3. Expect for odd things to go missing
“This still surprises me,” Smith says of the sheets, lamps, and games that have disappeared from her Airbnb over the years. “I usually assume it’s because an accident happened and the person is afraid to say anything, but honestly, I’d rather know than to find out later that an item is gone.”
It’s not always intentional. “Forks and spoons disappear the most probably because people take them for snacks,” says Felipe Cabrera, who manages seven properties on Airbnb (four in Peru and three in San Francisco).
This ends up meaning that Cabrera buys a new set of six forks and spoons every three to four months per apartment. But sometimes it’s not just the cheap stuff that get taken: “We also had a nice set of steak knives disappear and learned our lesson not to provide anything fancy in that category,” he says.
4. Prepare to become a repeat towel shopper
Cabrera provides three large towels and three small towels per registered guest.
“This prevents us from getting requests for more towels,” he says. “We use nice cushy towels, the ones that make you feel good in the morning.”
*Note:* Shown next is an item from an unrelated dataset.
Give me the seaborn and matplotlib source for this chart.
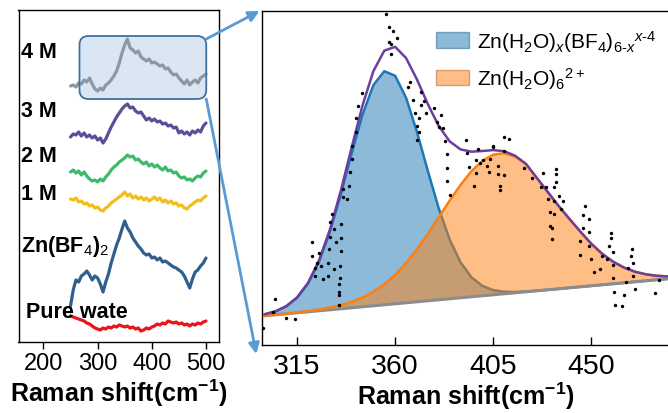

Still, those get worn out very fast since they have to be washed after every guest. Since there are many days when guests check out at 11 a.m. and new guests arrive at 3 p.m., that leaves no time for laundry, so Cabrera needs more available as back-up. On average, Cabrera says he buys three new towels every month for his bigger property (which sleeps eight) and three new towels every two to three months for the small apartments.
“This is the only way we can manage this at scale,” he says.
5. Prepare to paint—and repaint.
If you’re planning on opening a family-friendly Airbnb property, take note of Karen Akpan’s experiences when she rents out her L.A. home.
“We have a big home and our goal is to accommodate families,” says Akpan, who blogs at The Mom Trotter. “This means lots of kids and me constantly painting the walls, especially due to the lingering fingerprints!”
6. Consider toiletry purchasing to be a balancing act
Determining the right amount of toiletries to offer guests has been something of an experiment, says Leung-Weinstein.
“I want to make sure that guests have enough amenities to enjoy throughout their stay, but not leave the bulk of supplies for guests to raid and take home,” she says. “In addition to items like shampoo, conditioner and soap, I like to also supply sheet masks and makeup remover as lots of girlfriend getaways get booked at our property. It has been interesting trying to figure out how many items to offer.”
7. You may have to deal with partiers
Cabrera says he used to have guests using his properties for parties at least once a month—until one very bad guest experience.
“We weren’t around to check on the place and it turned out that this person hosted a birthday party with 50-plus people at our house, much to the chagrin of our neighbors,” he says. “They tried to clean up afterwards but still left the biggest mess we’ve ever seen. Their guests went into private areas of the house, snooped around in our garage and stole a few expensive bottles of alcohol from the cellar.”
Because of this, he had to update his house rules and welcome messages to make it very clear that parties and larger gatherings aren’t permitted.
Still thinking about jumping in? If you live in a condo, be sure to check out the rules and regulations on short term rentals. Owning a freehold property will provide you with more flexibility, but do you due diligence to ensure you’re thoroughly covered and know what you’re getting into.